Dentre os pontos que foram esclarecidos no PL em relação à MP, afirma Calazans, está a diferenciação do Fundo de Investimento em Participações (FIP), utilizado como entidade de investimentos, daquela modalidade utilizada como uma holding patrimonial. Esses últimos sofrerão a incidência do imposto, se aprovado o texto. Os FIPs como entidade de investimento são os private equities (aqueles que compram participações em empresas) e que ficaram de fora.
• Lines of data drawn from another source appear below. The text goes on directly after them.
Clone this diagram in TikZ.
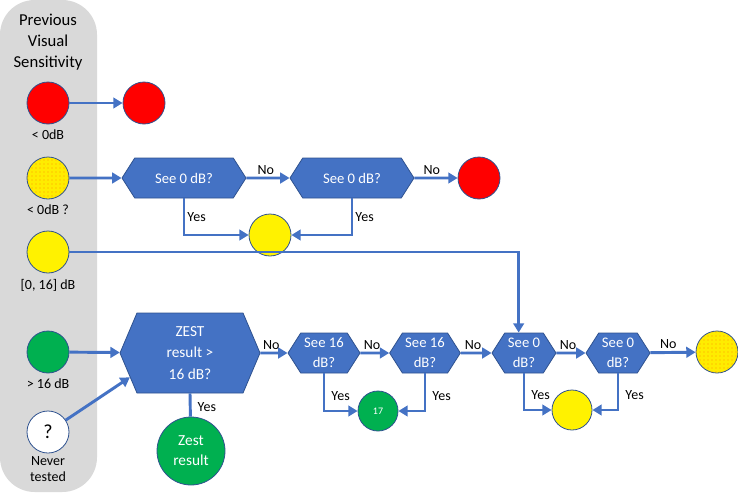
\documentclass[tikz,border=0pt]{standalone}
\usepackage{fontspec}
\setmainfont{Carlito}
\usetikzlibrary{arrows.meta}
\usetikzlibrary{patterns}
\usetikzlibrary{shapes.symbols}
\usetikzlibrary{positioning}

\definecolor{flowblue}{RGB}{68,114,196}
\definecolor{edgeblue}{RGB}{47,82,143}
\definecolor{panelgrey}{RGB}{217,217,217}
\definecolor{dotyellow}{RGB}{255,236,0}
\definecolor{okgreen}{RGB}{0,176,80}

\tikzset{
  dot/.style={circle, draw=edgeblue, line width=0.6pt, minimum size=31.5pt, inner sep=0pt},
  reddot/.style={dot, fill=red},
  yeldot/.style={dot, fill=yellow},
  grndot/.style={dot, fill=okgreen, text=white},
  unsure/.style={dot, fill=dotyellow, postaction={pattern=dots, pattern color=orange!80!yellow}},
  test/.style={signal, signal to=west and east, signal pointer angle=115, fill=flowblue, draw=edgeblue,
    line width=0.6pt, text=white, inner sep=1pt, align=center, font=\fontsize{11}{15}\selectfont},
  flow/.style={draw=flowblue, line width=2.2pt, -{Triangle[length=7pt,width=8pt]}},
  ans/.style={font=\fontsize{10.5}{12}\selectfont, inner sep=1.5pt},
  tag/.style={font=\fontsize{10.5}{12}\selectfont, align=center, inner sep=0pt},
}

\begin{document}
\begin{tikzpicture}[x=0.75pt,y=0.75pt,yscale=-1,xscale=1]
\path[use as bounding box] (0,0) rectangle (738,496);

%Shape: Rounded Rectangle
\fill[panelgrey, rounded corners=26pt] (0,0) rectangle (97,492);

% Text Node
\node[align=center, font=\fontsize{12.5}{15.5}\selectfont] (title) at (48,42) {Previous\\Visual\\Sensitivity};

%Shape: Circles (previous sensitivity)
\node[reddot] (pr) at (48,103) {};
\node[unsure] (pd) at (48,178) {};
\node[yeldot] (py) at (48,252) {};
\node[grndot] (pg) at (48,352) {};
\node[dot, fill=white, font=\fontsize{15}{15}\selectfont] (pn) at (48,432) {?};

% Text Node
\node[tag, below=4pt of pr] (prtag) {< 0dB};
\node[tag, below=4pt of pd] (pdtag) {< 0dB ?};
\node[tag, below=4pt of py] (pytag) {[0, 16] dB};
\node[tag, below=4pt of pg] (pgtag) {> 16 dB};
\node[tag, below=2pt of pn] (pntag) {Never\\tested};

%Shape: Tests
\node[test, minimum width=93pt, minimum height=30pt] (hA) at (184,178) {See 0 dB?};
\node[test, minimum width=93pt, minimum height=30pt] (hB) at (352,178) {See 0 dB?};
\node[test, minimum width=105pt, minimum height=60pt, signal pointer angle=134,
  font=\fontsize{11.5}{16}\selectfont] (zest) at (190,353) {ZEST\\result >\\16 dB?};
\node[test, minimum width=54pt, minimum height=30pt] (sA) at (324,353) {See 16\\dB?};
\node[test, minimum width=53pt, minimum height=30pt] (sB) at (425,353) {See 16\\dB?};
\node[test, minimum width=48pt, minimum height=30pt] (tA) at (524,353) {See 0\\dB?};
\node[test, minimum width=48pt, minimum height=30pt] (tB) at (618,353) {See 0\\dB?};

%Shape: Circles (outcomes)
\node[reddot] (rA) at (144,103) {};
\node[reddot] (rB) at (479,178) {};
\node[yeldot] (yA) at (270,235) {};
\node[grndot, minimum size=51pt, align=center, font=\fontsize{11.5}{15}\selectfont] (zres) at (191,451) {Zest\\result};
\node[grndot, minimum size=30pt, font=\fontsize{7.5}{8}\selectfont] (g17) at (378,411) {17};
\node[yeldot, minimum size=30pt] (yB) at (572,410) {};
\node[unsure] (dB) at (717,352) {};

%Straight Lines
\draw[flow] (pr) -- (rA);
\draw[flow] (pd) -- (hA);
\draw[flow] (hA) -- node[ans, above, pos=0.45] {No} (hB);
\draw[flow] (hB) -- node[ans, above, pos=0.4] {No} (rB);
\draw[flow] (hA.south) |- node[ans, right, pos=0.25] {Yes} (yA);
\draw[flow] (hB.south) |- node[ans, right, pos=0.25] {Yes} (yA);
\draw[flow] (py) -| ([xshift=-4]tA.north);

\draw[flow] (pg) -- (zest);
\draw[flow] (pn) -- (zest.202);
\draw[draw=flowblue, line width=2.2pt] (zest.south) -- node[ans, right=3pt, pos=0.6] {Yes} (zres);
\draw[flow] (zest) -- node[ans, above, pos=0.4] {No} (sA);
\draw[flow] (sA) -- node[ans, above, pos=0.4] {No} (sB);
\draw[flow] (sB) -- node[ans, above, pos=0.4] {No} (tA);
\draw[flow] (tA) -- node[ans, above, pos=0.4] {No} (tB);
\draw[flow] (tB) -- node[ans, above, pos=0.4] {No} (dB);
\draw[flow] (sA.south) |- node[ans, right=3pt, pos=0.3] {Yes} (g17);
\draw[flow] (sB.south) |- node[ans, right=3pt, pos=0.3] {Yes} (g17);
\draw[flow] (tA.south) |- node[ans, right=3pt, pos=0.3] {Yes} (yB);
\draw[flow] (tB.south) |- node[ans, right=3pt, pos=0.3] {Yes} (yB);

\end{tikzpicture}
\end{document}
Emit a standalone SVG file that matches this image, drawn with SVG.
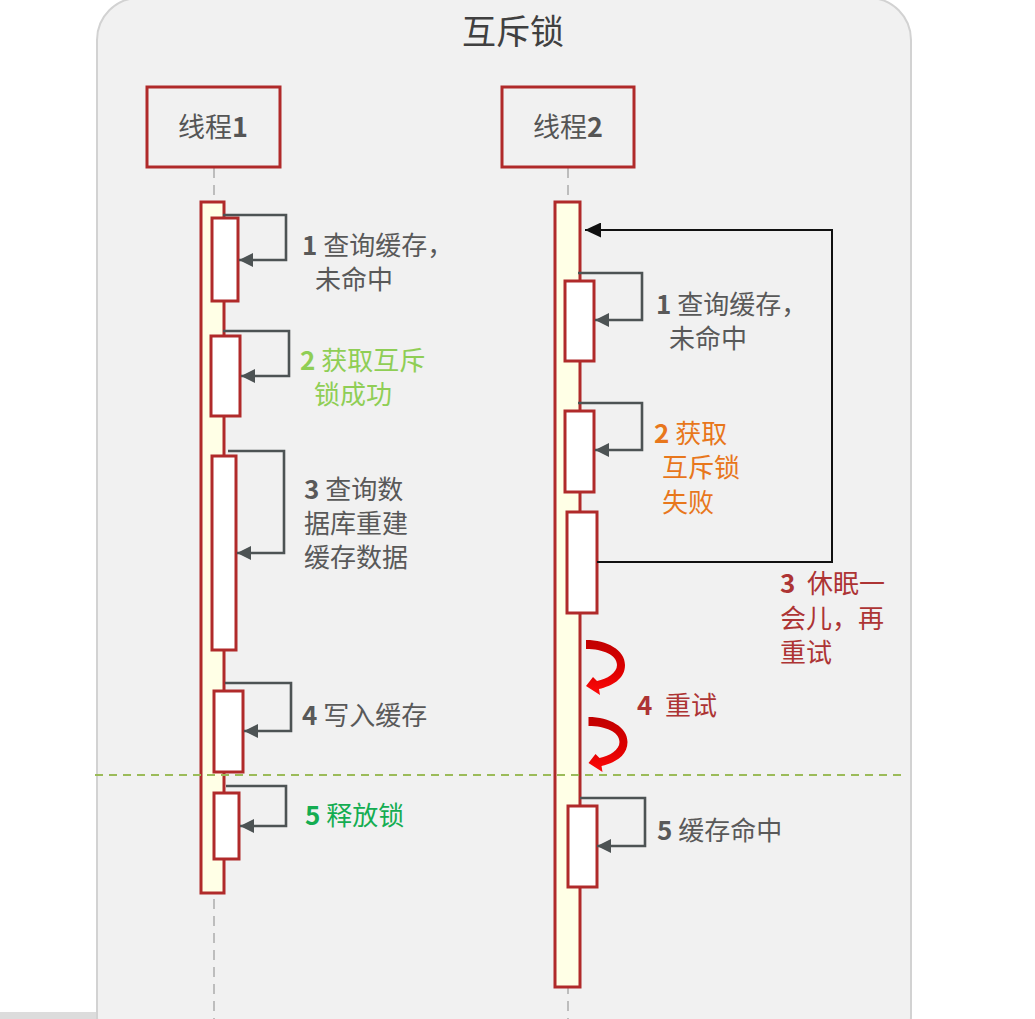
<svg xmlns="http://www.w3.org/2000/svg" width="1035" height="1019" viewBox="0 0 1035 1019">
<style>
text{font-family:"Noto Sans CJK SC","Noto Sans",sans-serif;font-size:26px;fill:#595959}
.d{font-weight:bold}
.title{font-size:34px;fill:#404040}
.name{font-size:27px;fill:#555}
.box{fill:#f1f1f1;stroke:#b02a2a;stroke-width:3}
.life{stroke:#bdbdbd;stroke-width:2;stroke-dasharray:10 7;fill:none}
.bar{fill:#ffffe6;stroke:#b02a2a;stroke-width:3}
.act{fill:#fff;stroke:#b02a2a;stroke-width:3}
.self{fill:none;stroke:#4d5354;stroke-width:2.6}
.ret{fill:none;stroke:#111;stroke-width:2}
.green1{fill:#8fce55}
.green2{fill:#14ad52}
.orange{fill:#e8771c}
.red{fill:#ad3434}
</style>
<defs>
<marker id="ah" viewBox="0 0 14 14" refX="14" refY="7" markerWidth="14" markerHeight="14" markerUnits="userSpaceOnUse" orient="auto">
<path d="M0,0 L14,7 L0,14 Z" fill="#4d5354"/>
</marker>
<marker id="ahb" viewBox="0 0 16 15" refX="16" refY="7.5" markerWidth="16" markerHeight="15" markerUnits="userSpaceOnUse" orient="auto">
<path d="M0,0 L16,7.5 L0,15 Z" fill="#111"/>
</marker>
<linearGradient id="rg" x1="0" y1="0" x2="0" y2="1">
<stop offset="0" stop-color="#c00000"/>
<stop offset="0.6" stop-color="#e00000"/>
<stop offset="1" stop-color="#ff0a0a"/>
</linearGradient>
<path id="curl" d="M586,640 C607,640 625,650 625,665 C625,679 612,686 599,689 L600,695 L586,686 L593,677 L597,681 C607,679 617,673 617,665 C617,655 603,649 586,649 Z" fill="url(#rg)"/>
</defs>

<g id="background">
<rect x="-10" y="1012" width="395" height="20" rx="8" fill="#dcdcdc"/>
<rect x="97" y="-2" width="814" height="1060" rx="42" fill="#f1f1f1" stroke="#d2d2d2" stroke-width="2"/>
<text class="title" x="513" y="44" text-anchor="middle">互斥锁</text>
</g>

<g id="lifelines">
<line class="life" x1="214" y1="168" x2="214" y2="1019"/>
<line class="life" x1="568" y1="168" x2="568" y2="1019"/>
</g>

<g id="thread1">
<rect class="box" x="147" y="87" width="133" height="80"/>
<text class="name" x="213" y="137" text-anchor="middle">线程<tspan class="d">1</tspan></text>
</g>
<g id="thread2">
<rect class="box" x="502" y="87" width="132" height="80"/>
<text class="name" x="568" y="137" text-anchor="middle">线程<tspan class="d">2</tspan></text>
</g>

<g id="bar1"><rect class="bar" x="201" y="202" width="23" height="691"/></g>
<g id="bar2"><rect class="bar" x="555" y="202" width="25" height="785"/></g>

<g id="divider">
<line x1="95" y1="775" x2="904" y2="775" stroke="#9bbb59" stroke-width="2" stroke-dasharray="8 6"/>
</g>

<g id="t1-step1">
<rect class="act" x="212" y="218" width="26" height="83"/>
<text x="302" y="254.5"><tspan class="d">1</tspan> 查询缓存，<tspan x="315" dy="34">未命中</tspan></text>
</g>
<g id="t1-step2">
<rect class="act" x="211" y="336" width="29" height="80"/>
<text class="green1" x="300" y="369.5"><tspan class="d">2</tspan> 获取互斥<tspan x="314" dy="34">锁成功</tspan></text>
</g>
<g id="t1-step3">
<rect class="act" x="212" y="456" width="24" height="194"/>
<text x="304" y="499"><tspan class="d">3</tspan> 查询数<tspan x="304" dy="34">据库重建</tspan><tspan x="304" dy="34">缓存数据</tspan></text>
</g>
<g id="t1-step4">
<rect class="act" x="214" y="691" width="29" height="81"/>
<text x="302" y="725"><tspan class="d">4</tspan> 写入缓存</text>
</g>
<g id="t1-step5">
<rect class="act" x="214" y="793" width="25" height="66"/>
<text class="green2" x="305" y="825"><tspan class="d">5</tspan> 释放锁</text>
</g>

<g id="t2-step1">
<rect class="act" x="565" y="281" width="29" height="80"/>
<text x="656" y="313.5"><tspan class="d">1</tspan> 查询缓存，<tspan x="669" dy="34">未命中</tspan></text>
</g>
<g id="t2-step2">
<rect class="act" x="565" y="411" width="29" height="81"/>
<text class="orange" x="654" y="443"><tspan class="d">2</tspan> 获取<tspan x="662" dy="34">互斥锁</tspan><tspan x="662" dy="35">失败</tspan></text>
</g>
<g id="t2-step3">
<rect class="act" x="567" y="512" width="30" height="101"/>
<text class="red" x="780" y="593"><tspan class="d">3</tspan><tspan x="807">休眠一</tspan><tspan x="780" dy="35">会儿，再</tspan><tspan x="780" dy="34">重试</tspan></text>
</g>
<g id="t2-step4">
<text class="red" x="637" y="715"><tspan class="d">4</tspan><tspan x="665">重试</tspan></text>
</g>
<g id="t2-step5">
<rect class="act" x="568" y="806" width="29" height="81"/>
<text x="657" y="840"><tspan class="d">5</tspan> 缓存命中</text>
</g>

<g id="connectors">
<path class="self" d="M223,215 H286 V260 H239" marker-end="url(#ah)"/>
<path class="self" d="M223,331 H289 V376 H241" marker-end="url(#ah)"/>
<path class="self" d="M228,451 H284 V553 H237" marker-end="url(#ah)"/>
<path class="self" d="M225,683 H291 V731 H244" marker-end="url(#ah)"/>
<path class="self" d="M226,786 H286 V826 H240" marker-end="url(#ah)"/>
<path class="self" d="M578,273 H642 V320 H595" marker-end="url(#ah)"/>
<path class="self" d="M578,403 H642 V450 H595" marker-end="url(#ah)"/>
<path class="self" d="M580,798 H645 V846 H597" marker-end="url(#ah)"/>
<path class="ret" d="M597,562 H832 V230 H585" marker-end="url(#ahb)"/>
<use href="#curl"/>
<use href="#curl" transform="translate(2.5,77)"/>
</g>
</svg>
O sócio do escritório Cândido Martins, Alamy Cândido, lembra que, ao contrário da medida provisória editada no ano passado, cujo modelo prevê a caducidade, o projeto de lei tem uma tramitação diferente e sem a pressão do prazo, muito embora o governo preveja a aprovação do texto este ano, para que a arrecadação já ocorra em 2019. “Ainda haverá discussão sobre o projeto de lei, que poderá sofrer alterações”, disse.
Já o responsável pela área de Planejamento Patrimonial pela XP Investimentos, Renato Folino, lembra que já estava claro que a discussão da tributação dos fundos exclusivos voltaria à pauta depois da caducidade da MP, exatamente sob o prisma da questão fiscal do País. No entanto, Folino afirma que o governo poderá encontrar dificuldades em passar o texto neste ano eleitoral, visto que o tema – em especial no que tange à tributação do estoque – já havia sido um ponto que tinha sofrido elevada rejeição.